Requirements: Only the pictures are omitted; repeat all other data exactly.

______________________________

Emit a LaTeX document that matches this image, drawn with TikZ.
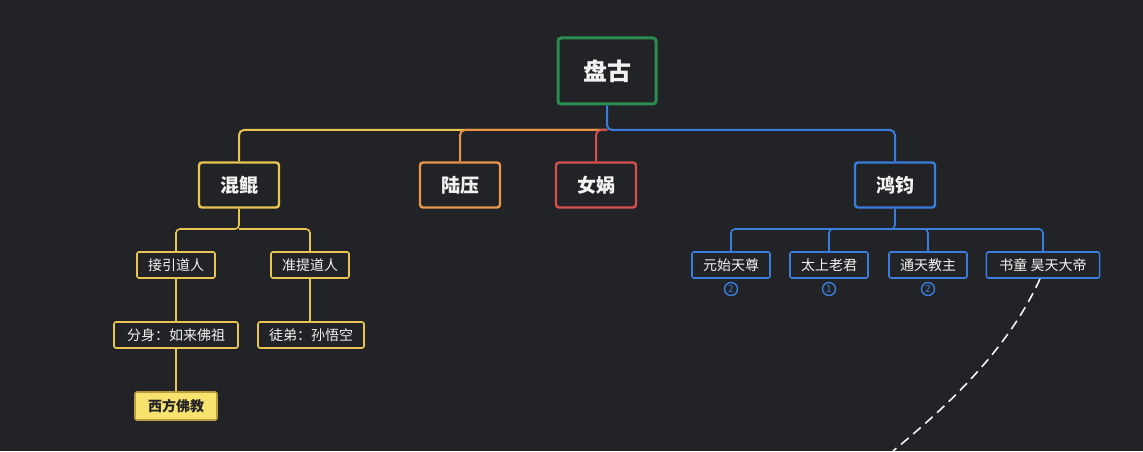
\documentclass[tikz,border=0pt]{standalone}
\usepackage{fontspec}
\setmainfont{Noto Sans CJK SC}
\usepackage{tikz}
\usetikzlibrary{calc}

\definecolor{bg}{HTML}{222327}
\definecolor{pgreen}{HTML}{2A8C4F}
\definecolor{pyellow}{HTML}{E9C452}
\definecolor{porange}{HTML}{E8954B}
\definecolor{pred}{HTML}{D6504F}
\definecolor{pblue}{HTML}{3B7DDD}
\definecolor{pfill}{HTML}{F7E36E}
\definecolor{ptext}{HTML}{F2F2F2}

\tikzset{
	rootbox/.style={draw=pgreen, line width=3pt, rounded corners=3pt, minimum width=98pt, minimum height=66pt, text=ptext, font=\bfseries\fontsize{24}{24}\selectfont},
	topicbox/.style={line width=2.4pt, rounded corners=3pt, minimum width=80pt, minimum height=45pt, text=ptext, font=\bfseries\fontsize{19}{19}\selectfont},
	subbox/.style={line width=1.6pt, rounded corners=2pt, inner xsep=11pt, minimum height=26pt, text=ptext, font=\fontsize{14}{14}\selectfont},
	count/.style={circle, draw=pblue, line width=1.4pt, inner sep=0pt, minimum size=13pt, text=pblue, font=\fontsize{10}{10}\selectfont},
	link/.style={line width=2pt, rounded corners=5pt},
	sublink/.style={line width=1.6pt, rounded corners=4pt}
}

\begin{document}
\begin{tikzpicture}[x=1pt,y=-1pt]
	\fill[bg] (0,0) rectangle (1143,451);

	\node[rootbox] (pangu) at (607,71) {盘古};

	\node[topicbox, draw=pyellow] (hunkun) at (239,185) {混鲲};
	\node[topicbox, draw=porange] (luya) at (460,185) {陆压};
	\node[topicbox, draw=pred] (nvwa) at (596,185) {女娲};
	\node[topicbox, draw=pblue] (hongjun) at (895,185) {鸿钧};

	\node[subbox, draw=pyellow] (jieyin) at (176,265) {接引道人};
	\node[subbox, draw=pyellow] (zhunti) at (310,265) {准提道人};
	\node[subbox, draw=pyellow, inner xsep=13pt] (rulai) at (176,335) {分身：如来佛祖};
	\node[subbox, draw=pyellow] (wukong) at (311,335) {徒弟：孙悟空};
	\node[subbox, draw=pyellow!80!black, fill=pfill, text=bg, minimum width=82pt, minimum height=28pt, font=\bfseries\fontsize{14}{14}\selectfont] (xifang) at (176,406) {西方佛教};

	\node[subbox, draw=pblue] (yuanshi) at (731,265) {元始天尊};
	\node[subbox, draw=pblue] (taishang) at (829,265) {太上老君};
	\node[subbox, draw=pblue] (tongtian) at (928,265) {通天教主};
	\node[subbox, draw=pblue, inner xsep=13pt] (shutong) at (1043,265) {书童 昊天大帝};

	\node[count] (yuanshin) at (731,289) {2};
	\node[count] (taishangn) at (829,289) {1};
	\node[count] (tongtiann) at (928,289) {2};

	% junctions
	\coordinate (pgj) at (607,130);
	\coordinate (hkj) at (239,229);
	\coordinate (hjj) at (895,229);
	\coordinate (hteq) at (893,451);

	\draw[link, pyellow] (pgj) -| (hunkun.north);
	\draw[link, porange] (pgj) -| (luya.north);
	\draw[link, pred] (pgj) -| (nvwa.north);
	\draw[link, pblue] (pangu.south) -- (pgj) -| (hongjun.north);

	\draw[sublink, pyellow] (hunkun.south) -- (hkj) -| (jieyin.north);
	\draw[sublink, pyellow] (hkj) -| (zhunti.north);
	\draw[sublink, pyellow] (jieyin) -- (rulai);
	\draw[sublink, pyellow] (zhunti.south) -- (zhunti.south |- wukong.north);
	\draw[sublink, pyellow] (rulai) -- (xifang);

	\draw[sublink, pblue] (hongjun.south) -- (hjj) -| (yuanshi.north);
	\draw[sublink, pblue] (hjj) -| (taishang.north);
	\draw[sublink, pblue] (hjj) -| (tongtian.north);
	\draw[sublink, pblue] (hjj) -| (shutong.north);

	\draw[ptext, line width=1.6pt, dash pattern=on 10pt off 6pt] ([xshift=-3pt]shutong.south) .. controls (1010,345) and (955,400) .. (hteq);
\end{tikzpicture}
\end{document}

______________________________

The response:
Emit a LaTeX document that matches this image, drawn with TikZ.
\documentclass[tikz,border=0pt]{standalone}
\usepackage{fontspec}
\setmainfont{Noto Sans CJK SC}
\usepackage{tikz}
\usetikzlibrary{calc}

\definecolor{bg}{HTML}{222327}
\definecolor{pgreen}{HTML}{2A8C4F}
\definecolor{pyellow}{HTML}{E9C452}
\definecolor{porange}{HTML}{E8954B}
\definecolor{pred}{HTML}{D6504F}
\definecolor{pblue}{HTML}{3B7DDD}
\definecolor{pfill}{HTML}{F7E36E}
\definecolor{ptext}{HTML}{F2F2F2}

\tikzset{
	rootbox/.style={draw=pgreen, line width=3pt, rounded corners=3pt, minimum width=98pt, minimum height=66pt, text=ptext, font=\bfseries\fontsize{24}{24}\selectfont},
	topicbox/.style={line width=2.4pt, rounded corners=3pt, minimum width=80pt, minimum height=45pt, text=ptext, font=\bfseries\fontsize{19}{19}\selectfont},
	subbox/.style={line width=1.6pt, rounded corners=2pt, inner xsep=11pt, minimum height=26pt, text=ptext, font=\fontsize{14}{14}\selectfont},
	count/.style={circle, draw=pblue, line width=1.4pt, inner sep=0pt, minimum size=13pt, text=pblue, font=\fontsize{10}{10}\selectfont},
	link/.style={line width=2pt, rounded corners=5pt},
	sublink/.style={line width=1.6pt, rounded corners=4pt}
}

\begin{document}
\begin{tikzpicture}[x=1pt,y=-1pt]
	\fill[bg] (0,0) rectangle (1143,451);

	\node[rootbox] (pangu) at (607,71) {盘古};

	\node[topicbox, draw=pyellow] (hunkun) at (239,185) {混鲲};
	\node[topicbox, draw=porange] (luya) at (460,185) {陆压};
	\node[topicbox, draw=pred] (nvwa) at (596,185) {女娲};
	\node[topicbox, draw=pblue] (hongjun) at (895,185) {鸿钧};

	\node[subbox, draw=pyellow] (jieyin) at (176,265) {接引道人};
	\node[subbox, draw=pyellow] (zhunti) at (310,265) {准提道人};
	\node[subbox, draw=pyellow, inner xsep=13pt] (rulai) at (176,335) {分身：如来佛祖};
	\node[subbox, draw=pyellow] (wukong) at (311,335) {徒弟：孙悟空};
	\node[subbox, draw=pyellow!80!black, fill=pfill, text=bg, minimum width=82pt, minimum height=28pt, font=\bfseries\fontsize{14}{14}\selectfont] (xifang) at (176,406) {西方佛教};

	\node[subbox, draw=pblue] (yuanshi) at (731,265) {元始天尊};
	\node[subbox, draw=pblue] (taishang) at (829,265) {太上老君};
	\node[subbox, draw=pblue] (tongtian) at (928,265) {通天教主};
	\node[subbox, draw=pblue, inner xsep=13pt] (shutong) at (1043,265) {书童 昊天大帝};

	\node[count] (yuanshin) at (731,289) {2};
	\node[count] (taishangn) at (829,289) {1};
	\node[count] (tongtiann) at (928,289) {2};

	% junctions
	\coordinate (pgj) at (607,130);
	\coordinate (hkj) at (239,229);
	\coordinate (hjj) at (895,229);
	\coordinate (hteq) at (893,451);

	\draw[link, pyellow] (pgj) -| (hunkun.north);
	\draw[link, porange] (pgj) -| (luya.north);
	\draw[link, pred] (pgj) -| (nvwa.north);
	\draw[link, pblue] (pangu.south) -- (pgj) -| (hongjun.north);

	\draw[sublink, pyellow] (hunkun.south) -- (hkj) -| (jieyin.north);
	\draw[sublink, pyellow] (hkj) -| (zhunti.north);
	\draw[sublink, pyellow] (jieyin) -- (rulai);
	\draw[sublink, pyellow] (zhunti.south) -- (zhunti.south |- wukong.north);
	\draw[sublink, pyellow] (rulai) -- (xifang);

	\draw[sublink, pblue] (hongjun.south) -- (hjj) -| (yuanshi.north);
	\draw[sublink, pblue] (hjj) -| (taishang.north);
	\draw[sublink, pblue] (hjj) -| (tongtian.north);
	\draw[sublink, pblue] (hjj) -| (shutong.north);

	\draw[ptext, line width=1.6pt, dash pattern=on 10pt off 6pt] ([xshift=-3pt]shutong.south) .. controls (1010,345) and (955,400) .. (hteq);
\end{tikzpicture}
\end{document}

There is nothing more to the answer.